Our enviroments, while theoretically mutable, aren't easy to change. And they seem to matter. People in the top fifth of the income distribution are twenty-eight times as likely to attend a selective college as those in the bottom fifth of the income distribution, for example. We don't choose our parents, and it seems as if those of us who are raised by someone other than our parents are usually worse off in the bargain - although perhaps starting off in a spot like that leaves one off poorly even with great improvement. And, of course, unlike J.K. Rowling or Eminem, most of us who find ourselves in poverty don't readily emerge from it to great riches by virtue of our intellectual talents. Parents who know that their poverty and lack of education is dragging down their children have little capacity to do anything about it. Even the heart wrenching option once available of sending tween or teen children into domestic service for a more prosperous family, or a scholarship funded tenure at a boarding school, in hopes that some of the benefits of that social class will rub off on them has largely vanished as options. Assortive marriage trends are reducing the availability of marriage as a means of class advancement, and American social class lines are deeper than those in contemporary Europe or earlier eras of American history. Just about the only thing a parent can do to improve the environment that the parent provides his or her children is to transform him or herself, which is a profoundly difficult matter.
Anecdotal evidence suggests that people do indeed change sometimes. But, the overwhelming weight of the statistics and studies tell us that this is the exception and not the norm, and becomes ever more exceptional as we get older. Kids who are well behind grade level in reading in the third grade are almost certainly not going to go to Harvard, are exceedingly unlikely to go to medical school or law school, and will have to struggle mightily and have considerable good fortune to earn a college degree of any kind. Kids who are perfect angels in fifth grade are exceedingly unlikely to have criminal justice problems or violence issues in the remainder of their lives unless they have a family history of a late manifesting mental health condition like bipolar disorder, or schizophrenia, or substance abuse, or experience a brain injury, or sustain PTSD.
I don't want the world to be this way. I'm a liberal. I believe in progress and opportunity and social mobility. I value education. Environment does matter, especially for the less well off, even if they can't change that environment themselves.
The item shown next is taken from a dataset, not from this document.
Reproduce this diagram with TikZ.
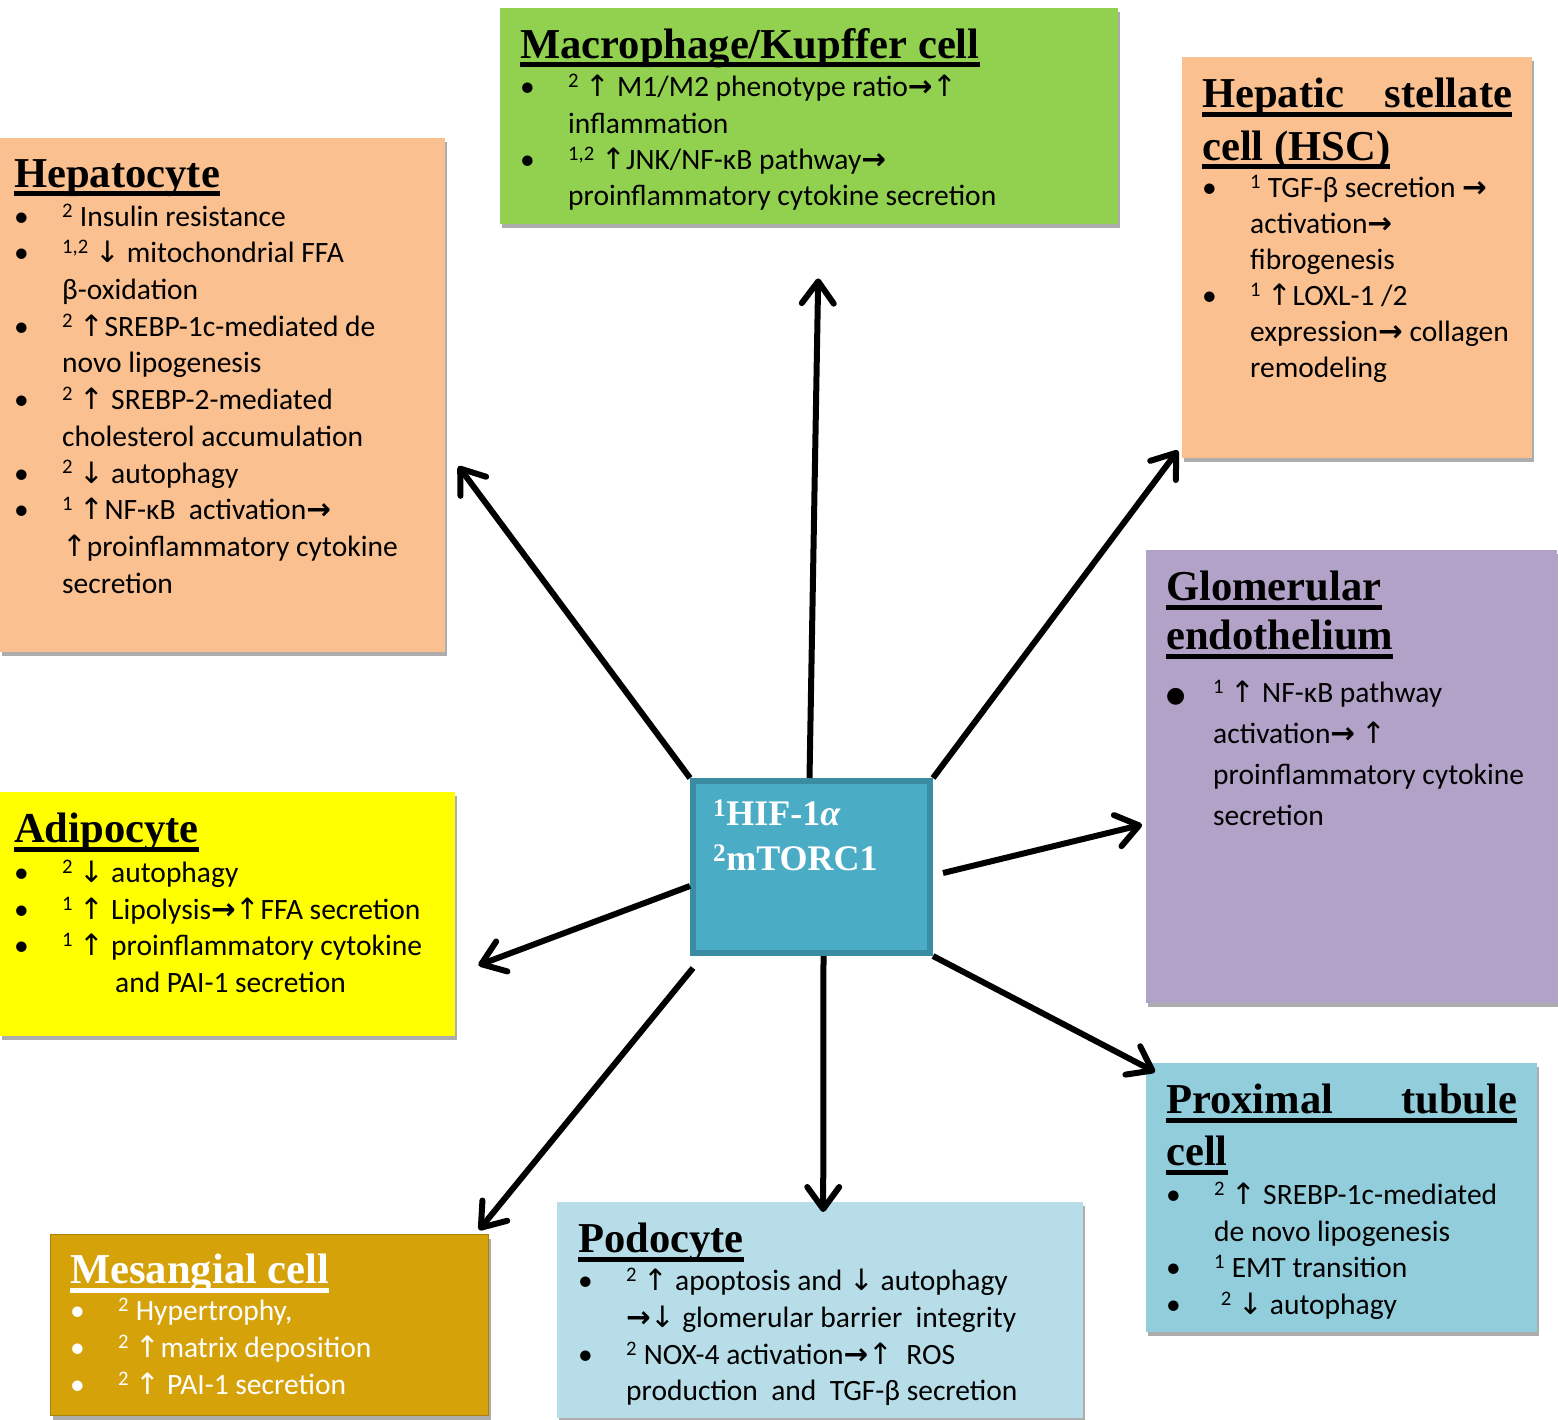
\documentclass[tikz,border=0pt]{standalone}
\usepackage{fontspec}
\setmainfont{Carlito}
\newfontfamily\titlefont{Liberation Serif}
\newfontfamily\arrowfont{DejaVu Sans}
\usetikzlibrary{arrows.meta,positioning,shadows}

\definecolor{peach}{HTML}{FAC090}
\definecolor{leafgreen}{HTML}{92D050}
\definecolor{lilac}{HTML}{B2A2C7}
\definecolor{lemon}{HTML}{FFFF00}
\definecolor{hubfill}{HTML}{4BACC6}
\definecolor{hubline}{HTML}{3A8CA3}
\definecolor{gold}{HTML}{D6A20A}
\definecolor{paleaqua}{HTML}{B7DEE8}
\definecolor{aqua}{HTML}{92CDDC}

\tikzstyle{cell} = [rectangle, inner sep=0pt, anchor=north west,
  drop shadow={shadow xshift=2pt, shadow yshift=-4pt, fill=black!32, opacity=1}]
\tikzstyle{celltext} = [anchor=north west, inner sep=0pt, align=left,
  font=\fontsize{29.5}{36.7}\selectfont]
\tikzstyle{link} = [line width=6pt, -{Straight Barb[length=22pt,width=32pt,round]}]

\newcommand{\uln}[1]{\setbox0=\hbox{#1}\rlap{\rule[-9pt]{\wd0}{5pt}}\box0}
\newcommand{\ttl}[1]{{\titlefont\bfseries\fontsize{42.6}{49}\selectfont\uln{#1}}}
\newcommand{\upar}{{\arrowfont ↑}}
\newcommand{\dnar}{{\arrowfont ↓}}
\newcommand{\rtar}{{\arrowfont\bfseries →}}
\newcommand{\bitem}{\makebox[48pt][l]{•}}
\newcommand{\citem}{\hspace*{48pt}}

\begin{document}
\begin{tikzpicture}[x=1pt, y=-1pt]
  \useasboundingbox (0,0) rectangle (1558,1419);

  % cell boxes
  \node[cell, fill=peach, minimum width=445pt, minimum height=514pt] (hep) at (0,138) {};
  \node[cell, fill=leafgreen, minimum width=618pt, minimum height=216pt] (mac) at (500,8) {};
  \node[cell, fill=peach, minimum width=350pt, minimum height=401pt] (hsc) at (1182,57) {};
  \node[cell, fill=lilac, minimum width=411pt, minimum height=453pt] (glo) at (1146,550) {};
  \node[cell, fill=lemon, minimum width=455pt, minimum height=244pt] (adi) at (0,792) {};
  \node[cell, fill=gold, draw=gold!80!black, line width=1pt, minimum width=438pt, minimum height=181pt] (mes) at (50,1234) {};
  \node[cell, fill=paleaqua, minimum width=526pt, minimum height=216pt] (pod) at (557,1202) {};
  \node[cell, fill=aqua, minimum width=391pt, minimum height=269pt] (pro) at (1146,1063) {};

  % centre
  \node[rectangle, anchor=north west, fill=hubfill, draw=hubline, line width=6pt,
        minimum width=237pt, minimum height=172pt, inner sep=0pt] (hub) at (690,778) {};
  \node[anchor=north west, inner sep=0pt, align=left, text=white,
        font=\titlefont\bfseries\fontsize{36}{45}\selectfont] (hub-text)
        at ([shift={(23pt,-22pt)}]hub.north west)
        {\textsuperscript{1}HIF-1\textit{α}\\ \textsuperscript{2}mTORC1};

  % cell texts
  \node[celltext] (hep-text) at ([shift={(14pt,-21pt)}]hep.north west) {%
    \ttl{Hepatocyte}\\[2.3pt]
    \bitem\textsuperscript{2} Insulin resistance\\
    \bitem\textsuperscript{1,2} \dnar{} mitochondrial FFA\\
    \citem β-oxidation\\
    \bitem\textsuperscript{2} \upar SREBP-1c-mediated de\\
    \citem novo lipogenesis\\
    \bitem\textsuperscript{2} \upar{} SREBP-2-mediated\\
    \citem cholesterol accumulation\\
    \bitem\textsuperscript{2} \dnar{} autophagy\\
    \bitem\textsuperscript{1} \upar NF-κB\ \ activation\rtar\\
    \citem\upar proinflammatory cytokine\\
    \citem secretion};

  \node[celltext] (mac-text) at ([shift={(20pt,-20pt)}]mac.north west) {%
    \ttl{Macrophage/Kupffer cell}\\[2pt]
    \bitem\textsuperscript{2} \upar{} M1/M2 phenotype ratio\rtar\upar\\[-0.5pt]
    \citem inflammation\\
    \bitem\textsuperscript{1,2} \upar JNK/NF-κB pathway\rtar\\[-0.5pt]
    \citem proinflammatory cytokine secretion};

  \node[celltext, font=\fontsize{29.5}{36}\selectfont] (hsc-text) at ([shift={(20pt,-21pt)}]hsc.north west) {%
    \ttl{\makebox[310pt][s]{Hepatic\hfill stellate}}\\[13pt]
    \ttl{cell (HSC)}\\[1.5pt]
    \bitem\textsuperscript{1} TGF-β secretion \rtar\\
    \citem activation\rtar\\
    \citem fibrogenesis\\
    \bitem\textsuperscript{1} \upar LOXL-1 /2\\
    \citem expression\rtar{} collagen\\
    \citem remodeling};

  \node[celltext, font=\fontsize{29.5}{41}\selectfont] (glo-text) at ([shift={(20pt,-21pt)}]glo.north west) {%
    \ttl{Glomerular}\\[8pt]
    \ttl{endothelium}\\[12pt]
    \makebox[47pt][l]{{\arrowfont\fontsize{22}{22}\selectfont ●}}\textsuperscript{1} \upar{} NF-κB pathway\\
    \hspace*{47pt}activation\rtar{} \upar\\
    \hspace*{47pt}proinflammatory cytokine\\
    \hspace*{47pt}secretion};

  \node[celltext] (adi-text) at ([shift={(14pt,-21pt)}]adi.north west) {%
    \ttl{Adipocyte}\\[3pt]
    \bitem\textsuperscript{2} \dnar{} autophagy\\
    \bitem\textsuperscript{1} \upar{} Lipolysis\rtar\upar FFA secretion\\
    \bitem\textsuperscript{1} \upar{} proinflammatory cytokine\\
    \hspace*{101pt}and PAI-1 secretion};

  \node[celltext, text=white] (mes-text) at ([shift={(20pt,-20pt)}]mes.north west) {%
    \ttl{Mesangial cell}\\[0.3pt]
    \bitem\textsuperscript{2} Hypertrophy,\\
    \bitem\textsuperscript{2} \upar matrix deposition\\
    \bitem\textsuperscript{2} \upar{} PAI-1 secretion};

  \node[celltext] (pod-text) at ([shift={(21pt,-21pt)}]pod.north west) {%
    \ttl{Podocyte}\\[1.3pt]
    \bitem\textsuperscript{2} \upar{} apoptosis and \dnar{} autophagy\\
    \citem\rtar\dnar{} glomerular barrier\ \ integrity\\
    \bitem\textsuperscript{2} NOX-4 activation\rtar\upar\ \ ROS\\
    \citem production\ \ and\ \ TGF-β secretion};

  \node[celltext] (pro-text) at ([shift={(20pt,-21pt)}]pro.north west) {%
    \ttl{\makebox[351pt][s]{Proximal\hfill tubule}}\\[12.3pt]
    \ttl{cell}\\[2pt]
    \bitem\textsuperscript{2} \upar{} SREBP-1c-mediated\\
    \citem de novo lipogenesis\\
    \bitem\textsuperscript{1} EMT transition\\
    \bitem\ \textsuperscript{2} \dnar{} autophagy};

  % arrows from the centre
  \draw[link] ([xshift=-2pt]hub.north) -- ([shift={(9pt,-54pt)}]mac.south);
  \draw[link] (hub.north west) -- ([shift={(13pt,-71pt)}]hep.east);
  \draw[link] (hub.north east) -- ([shift={(-4pt,8pt)}]hsc.south west);
  \draw[link] ([shift={(10pt,-6pt)}]hub.east) -- ([shift={(-4pt,-48pt)}]glo.west);
  \draw[link] ([yshift=-19pt]hub.west) -- ([shift={(23pt,-51pt)}]adi.east);
  \draw[link] ([shift={(3pt,-12pt)}]hub.south west) -- ([shift={(-10pt,4pt)}]mes.north east);
  \draw[link] ([xshift=12pt]hub.south) -- ([shift={(3pt,-10pt)}]pod.north);
  \draw[link] (hub.south east) -- ([shift={(9pt,-9pt)}]pro.north west);
\end{tikzpicture}
\end{document}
But, one can't simply ignore what study after study after study tells you either. One can look for loopholes and exceptions and ways to beat the system. There clearly are some and they should be leveraged for all that they are worth. The more I read these studies, the more that I am forced to conclude that policies designed to secure social justice have to focus more on developing meaningful productive paths for the people who we have in our society, and less on trying to transform people into something that they are not and cannot reasonably aspire to become -- especially for older youths and adults for whom the die is more firmly cast.